§ **TASK INSTRUCTIONS**
All of the data should be output character for character, except the pictures.

"""

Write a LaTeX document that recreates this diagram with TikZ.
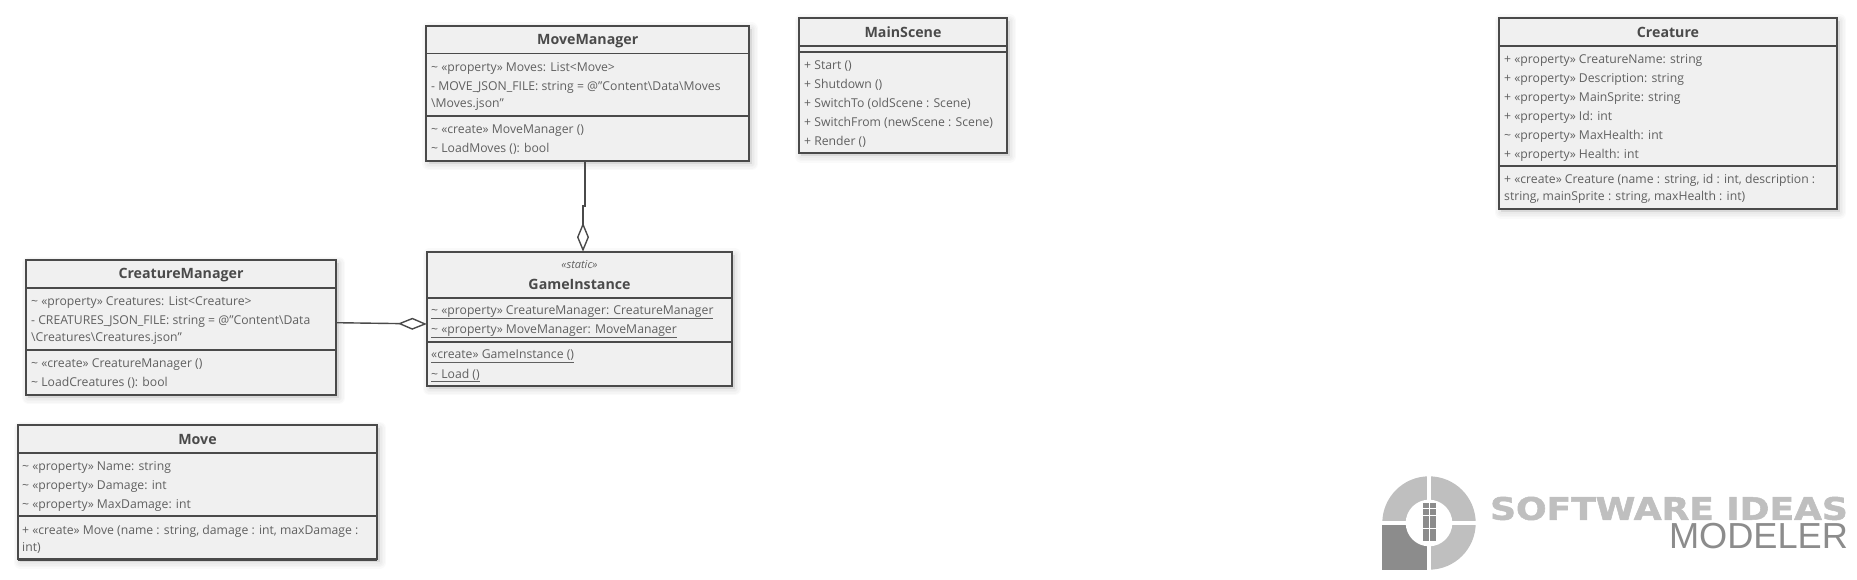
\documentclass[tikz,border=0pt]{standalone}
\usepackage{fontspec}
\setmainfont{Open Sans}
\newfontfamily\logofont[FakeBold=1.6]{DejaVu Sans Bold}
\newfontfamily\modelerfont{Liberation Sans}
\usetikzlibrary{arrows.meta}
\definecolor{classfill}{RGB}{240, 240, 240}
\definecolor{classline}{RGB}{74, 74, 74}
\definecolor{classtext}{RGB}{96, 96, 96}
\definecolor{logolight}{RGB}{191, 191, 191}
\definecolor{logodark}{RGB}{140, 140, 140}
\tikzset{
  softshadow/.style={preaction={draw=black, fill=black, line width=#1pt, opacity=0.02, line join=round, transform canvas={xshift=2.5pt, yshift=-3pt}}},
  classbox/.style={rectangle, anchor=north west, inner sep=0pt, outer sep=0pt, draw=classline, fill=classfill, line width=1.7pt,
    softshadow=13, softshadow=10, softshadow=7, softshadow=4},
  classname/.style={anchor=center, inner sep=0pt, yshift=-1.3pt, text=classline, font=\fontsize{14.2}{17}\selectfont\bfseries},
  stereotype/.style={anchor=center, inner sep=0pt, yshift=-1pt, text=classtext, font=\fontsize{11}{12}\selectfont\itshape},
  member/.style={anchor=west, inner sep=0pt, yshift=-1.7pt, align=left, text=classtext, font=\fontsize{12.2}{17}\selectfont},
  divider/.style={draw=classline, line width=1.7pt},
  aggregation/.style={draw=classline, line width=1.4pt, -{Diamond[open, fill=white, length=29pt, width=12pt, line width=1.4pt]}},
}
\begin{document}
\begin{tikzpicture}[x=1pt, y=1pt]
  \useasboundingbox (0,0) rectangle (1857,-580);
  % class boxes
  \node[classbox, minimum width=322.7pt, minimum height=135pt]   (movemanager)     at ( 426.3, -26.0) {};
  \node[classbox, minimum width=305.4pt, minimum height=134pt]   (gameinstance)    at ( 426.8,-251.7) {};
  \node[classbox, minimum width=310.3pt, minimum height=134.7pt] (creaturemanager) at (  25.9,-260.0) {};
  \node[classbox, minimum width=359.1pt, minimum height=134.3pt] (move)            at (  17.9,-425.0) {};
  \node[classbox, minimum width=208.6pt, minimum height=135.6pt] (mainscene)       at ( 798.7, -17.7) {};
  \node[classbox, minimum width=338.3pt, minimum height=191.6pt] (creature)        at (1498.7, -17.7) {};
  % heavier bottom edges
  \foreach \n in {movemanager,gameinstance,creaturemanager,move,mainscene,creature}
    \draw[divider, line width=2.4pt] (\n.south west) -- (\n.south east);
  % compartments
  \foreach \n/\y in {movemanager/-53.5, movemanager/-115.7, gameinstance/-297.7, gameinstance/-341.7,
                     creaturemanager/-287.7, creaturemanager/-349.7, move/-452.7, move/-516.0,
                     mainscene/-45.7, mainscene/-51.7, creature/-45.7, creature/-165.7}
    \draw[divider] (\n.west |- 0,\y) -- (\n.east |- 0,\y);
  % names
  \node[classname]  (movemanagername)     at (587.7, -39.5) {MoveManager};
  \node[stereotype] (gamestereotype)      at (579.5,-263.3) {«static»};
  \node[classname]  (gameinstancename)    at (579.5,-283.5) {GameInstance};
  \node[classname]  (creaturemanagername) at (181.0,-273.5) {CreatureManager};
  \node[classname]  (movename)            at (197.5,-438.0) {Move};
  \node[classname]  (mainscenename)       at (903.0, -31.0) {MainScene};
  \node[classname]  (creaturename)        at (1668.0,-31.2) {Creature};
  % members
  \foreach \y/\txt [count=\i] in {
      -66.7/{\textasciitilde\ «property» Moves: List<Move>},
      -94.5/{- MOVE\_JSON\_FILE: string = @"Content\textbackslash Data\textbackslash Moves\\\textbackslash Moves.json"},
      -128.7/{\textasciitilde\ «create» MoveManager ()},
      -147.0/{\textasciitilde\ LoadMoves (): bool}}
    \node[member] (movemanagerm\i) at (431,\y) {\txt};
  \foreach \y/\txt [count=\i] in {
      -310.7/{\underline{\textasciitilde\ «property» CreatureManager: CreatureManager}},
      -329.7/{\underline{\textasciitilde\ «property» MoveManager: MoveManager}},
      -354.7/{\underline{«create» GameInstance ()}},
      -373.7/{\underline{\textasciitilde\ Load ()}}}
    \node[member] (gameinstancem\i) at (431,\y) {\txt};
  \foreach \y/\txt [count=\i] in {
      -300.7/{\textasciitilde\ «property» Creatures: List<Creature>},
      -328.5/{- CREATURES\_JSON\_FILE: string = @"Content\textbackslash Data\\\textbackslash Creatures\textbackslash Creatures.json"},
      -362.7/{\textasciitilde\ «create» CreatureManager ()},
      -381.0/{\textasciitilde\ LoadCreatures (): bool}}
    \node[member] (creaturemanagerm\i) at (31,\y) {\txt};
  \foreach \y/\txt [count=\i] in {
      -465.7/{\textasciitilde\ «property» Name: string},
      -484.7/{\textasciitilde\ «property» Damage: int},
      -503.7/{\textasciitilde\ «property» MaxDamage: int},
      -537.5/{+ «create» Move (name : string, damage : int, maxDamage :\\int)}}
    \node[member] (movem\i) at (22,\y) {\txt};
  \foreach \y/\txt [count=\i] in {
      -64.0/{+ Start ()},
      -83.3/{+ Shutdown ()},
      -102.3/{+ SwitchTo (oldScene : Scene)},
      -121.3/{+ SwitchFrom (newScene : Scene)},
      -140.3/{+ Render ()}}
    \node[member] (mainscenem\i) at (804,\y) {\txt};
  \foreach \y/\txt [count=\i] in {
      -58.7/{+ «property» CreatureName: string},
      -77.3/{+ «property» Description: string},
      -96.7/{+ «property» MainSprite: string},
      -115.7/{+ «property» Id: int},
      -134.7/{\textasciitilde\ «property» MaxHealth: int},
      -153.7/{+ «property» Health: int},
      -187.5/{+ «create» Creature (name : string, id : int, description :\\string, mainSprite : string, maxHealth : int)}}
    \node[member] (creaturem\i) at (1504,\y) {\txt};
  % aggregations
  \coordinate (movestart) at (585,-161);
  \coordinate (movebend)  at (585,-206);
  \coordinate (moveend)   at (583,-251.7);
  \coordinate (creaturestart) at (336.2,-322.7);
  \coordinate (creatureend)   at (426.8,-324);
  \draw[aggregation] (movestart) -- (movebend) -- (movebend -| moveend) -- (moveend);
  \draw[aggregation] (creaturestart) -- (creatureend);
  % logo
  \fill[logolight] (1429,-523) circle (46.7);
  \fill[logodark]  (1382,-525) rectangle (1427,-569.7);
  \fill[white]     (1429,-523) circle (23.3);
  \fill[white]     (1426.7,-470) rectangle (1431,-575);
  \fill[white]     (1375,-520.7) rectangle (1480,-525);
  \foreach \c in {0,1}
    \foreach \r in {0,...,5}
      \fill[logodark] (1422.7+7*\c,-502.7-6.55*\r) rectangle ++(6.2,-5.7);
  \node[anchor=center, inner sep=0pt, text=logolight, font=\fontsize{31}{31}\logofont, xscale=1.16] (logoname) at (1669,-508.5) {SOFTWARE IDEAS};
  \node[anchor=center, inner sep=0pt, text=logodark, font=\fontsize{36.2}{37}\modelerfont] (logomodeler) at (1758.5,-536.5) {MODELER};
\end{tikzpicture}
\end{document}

"""

§ **THE ANSWER**
Write a LaTeX document that recreates this diagram with TikZ.
\documentclass[tikz,border=0pt]{standalone}
\usepackage{fontspec}
\setmainfont{Open Sans}
\newfontfamily\logofont[FakeBold=1.6]{DejaVu Sans Bold}
\newfontfamily\modelerfont{Liberation Sans}
\usetikzlibrary{arrows.meta}
\definecolor{classfill}{RGB}{240, 240, 240}
\definecolor{classline}{RGB}{74, 74, 74}
\definecolor{classtext}{RGB}{96, 96, 96}
\definecolor{logolight}{RGB}{191, 191, 191}
\definecolor{logodark}{RGB}{140, 140, 140}
\tikzset{
  softshadow/.style={preaction={draw=black, fill=black, line width=#1pt, opacity=0.02, line join=round, transform canvas={xshift=2.5pt, yshift=-3pt}}},
  classbox/.style={rectangle, anchor=north west, inner sep=0pt, outer sep=0pt, draw=classline, fill=classfill, line width=1.7pt,
    softshadow=13, softshadow=10, softshadow=7, softshadow=4},
  classname/.style={anchor=center, inner sep=0pt, yshift=-1.3pt, text=classline, font=\fontsize{14.2}{17}\selectfont\bfseries},
  stereotype/.style={anchor=center, inner sep=0pt, yshift=-1pt, text=classtext, font=\fontsize{11}{12}\selectfont\itshape},
  member/.style={anchor=west, inner sep=0pt, yshift=-1.7pt, align=left, text=classtext, font=\fontsize{12.2}{17}\selectfont},
  divider/.style={draw=classline, line width=1.7pt},
  aggregation/.style={draw=classline, line width=1.4pt, -{Diamond[open, fill=white, length=29pt, width=12pt, line width=1.4pt]}},
}
\begin{document}
\begin{tikzpicture}[x=1pt, y=1pt]
  \useasboundingbox (0,0) rectangle (1857,-580);
  % class boxes
  \node[classbox, minimum width=322.7pt, minimum height=135pt]   (movemanager)     at ( 426.3, -26.0) {};
  \node[classbox, minimum width=305.4pt, minimum height=134pt]   (gameinstance)    at ( 426.8,-251.7) {};
  \node[classbox, minimum width=310.3pt, minimum height=134.7pt] (creaturemanager) at (  25.9,-260.0) {};
  \node[classbox, minimum width=359.1pt, minimum height=134.3pt] (move)            at (  17.9,-425.0) {};
  \node[classbox, minimum width=208.6pt, minimum height=135.6pt] (mainscene)       at ( 798.7, -17.7) {};
  \node[classbox, minimum width=338.3pt, minimum height=191.6pt] (creature)        at (1498.7, -17.7) {};
  % heavier bottom edges
  \foreach \n in {movemanager,gameinstance,creaturemanager,move,mainscene,creature}
    \draw[divider, line width=2.4pt] (\n.south west) -- (\n.south east);
  % compartments
  \foreach \n/\y in {movemanager/-53.5, movemanager/-115.7, gameinstance/-297.7, gameinstance/-341.7,
                     creaturemanager/-287.7, creaturemanager/-349.7, move/-452.7, move/-516.0,
                     mainscene/-45.7, mainscene/-51.7, creature/-45.7, creature/-165.7}
    \draw[divider] (\n.west |- 0,\y) -- (\n.east |- 0,\y);
  % names
  \node[classname]  (movemanagername)     at (587.7, -39.5) {MoveManager};
  \node[stereotype] (gamestereotype)      at (579.5,-263.3) {«static»};
  \node[classname]  (gameinstancename)    at (579.5,-283.5) {GameInstance};
  \node[classname]  (creaturemanagername) at (181.0,-273.5) {CreatureManager};
  \node[classname]  (movename)            at (197.5,-438.0) {Move};
  \node[classname]  (mainscenename)       at (903.0, -31.0) {MainScene};
  \node[classname]  (creaturename)        at (1668.0,-31.2) {Creature};
  % members
  \foreach \y/\txt [count=\i] in {
      -66.7/{\textasciitilde\ «property» Moves: List<Move>},
      -94.5/{- MOVE\_JSON\_FILE: string = @"Content\textbackslash Data\textbackslash Moves\\\textbackslash Moves.json"},
      -128.7/{\textasciitilde\ «create» MoveManager ()},
      -147.0/{\textasciitilde\ LoadMoves (): bool}}
    \node[member] (movemanagerm\i) at (431,\y) {\txt};
  \foreach \y/\txt [count=\i] in {
      -310.7/{\underline{\textasciitilde\ «property» CreatureManager: CreatureManager}},
      -329.7/{\underline{\textasciitilde\ «property» MoveManager: MoveManager}},
      -354.7/{\underline{«create» GameInstance ()}},
      -373.7/{\underline{\textasciitilde\ Load ()}}}
    \node[member] (gameinstancem\i) at (431,\y) {\txt};
  \foreach \y/\txt [count=\i] in {
      -300.7/{\textasciitilde\ «property» Creatures: List<Creature>},
      -328.5/{- CREATURES\_JSON\_FILE: string = @"Content\textbackslash Data\\\textbackslash Creatures\textbackslash Creatures.json"},
      -362.7/{\textasciitilde\ «create» CreatureManager ()},
      -381.0/{\textasciitilde\ LoadCreatures (): bool}}
    \node[member] (creaturemanagerm\i) at (31,\y) {\txt};
  \foreach \y/\txt [count=\i] in {
      -465.7/{\textasciitilde\ «property» Name: string},
      -484.7/{\textasciitilde\ «property» Damage: int},
      -503.7/{\textasciitilde\ «property» MaxDamage: int},
      -537.5/{+ «create» Move (name : string, damage : int, maxDamage :\\int)}}
    \node[member] (movem\i) at (22,\y) {\txt};
  \foreach \y/\txt [count=\i] in {
      -64.0/{+ Start ()},
      -83.3/{+ Shutdown ()},
      -102.3/{+ SwitchTo (oldScene : Scene)},
      -121.3/{+ SwitchFrom (newScene : Scene)},
      -140.3/{+ Render ()}}
    \node[member] (mainscenem\i) at (804,\y) {\txt};
  \foreach \y/\txt [count=\i] in {
      -58.7/{+ «property» CreatureName: string},
      -77.3/{+ «property» Description: string},
      -96.7/{+ «property» MainSprite: string},
      -115.7/{+ «property» Id: int},
      -134.7/{\textasciitilde\ «property» MaxHealth: int},
      -153.7/{+ «property» Health: int},
      -187.5/{+ «create» Creature (name : string, id : int, description :\\string, mainSprite : string, maxHealth : int)}}
    \node[member] (creaturem\i) at (1504,\y) {\txt};
  % aggregations
  \coordinate (movestart) at (585,-161);
  \coordinate (movebend)  at (585,-206);
  \coordinate (moveend)   at (583,-251.7);
  \coordinate (creaturestart) at (336.2,-322.7);
  \coordinate (creatureend)   at (426.8,-324);
  \draw[aggregation] (movestart) -- (movebend) -- (movebend -| moveend) -- (moveend);
  \draw[aggregation] (creaturestart) -- (creatureend);
  % logo
  \fill[logolight] (1429,-523) circle (46.7);
  \fill[logodark]  (1382,-525) rectangle (1427,-569.7);
  \fill[white]     (1429,-523) circle (23.3);
  \fill[white]     (1426.7,-470) rectangle (1431,-575);
  \fill[white]     (1375,-520.7) rectangle (1480,-525);
  \foreach \c in {0,1}
    \foreach \r in {0,...,5}
      \fill[logodark] (1422.7+7*\c,-502.7-6.55*\r) rectangle ++(6.2,-5.7);
  \node[anchor=center, inner sep=0pt, text=logolight, font=\fontsize{31}{31}\logofont, xscale=1.16] (logoname) at (1669,-508.5) {SOFTWARE IDEAS};
  \node[anchor=center, inner sep=0pt, text=logodark, font=\fontsize{36.2}{37}\modelerfont] (logomodeler) at (1758.5,-536.5) {MODELER};
\end{tikzpicture}
\end{document}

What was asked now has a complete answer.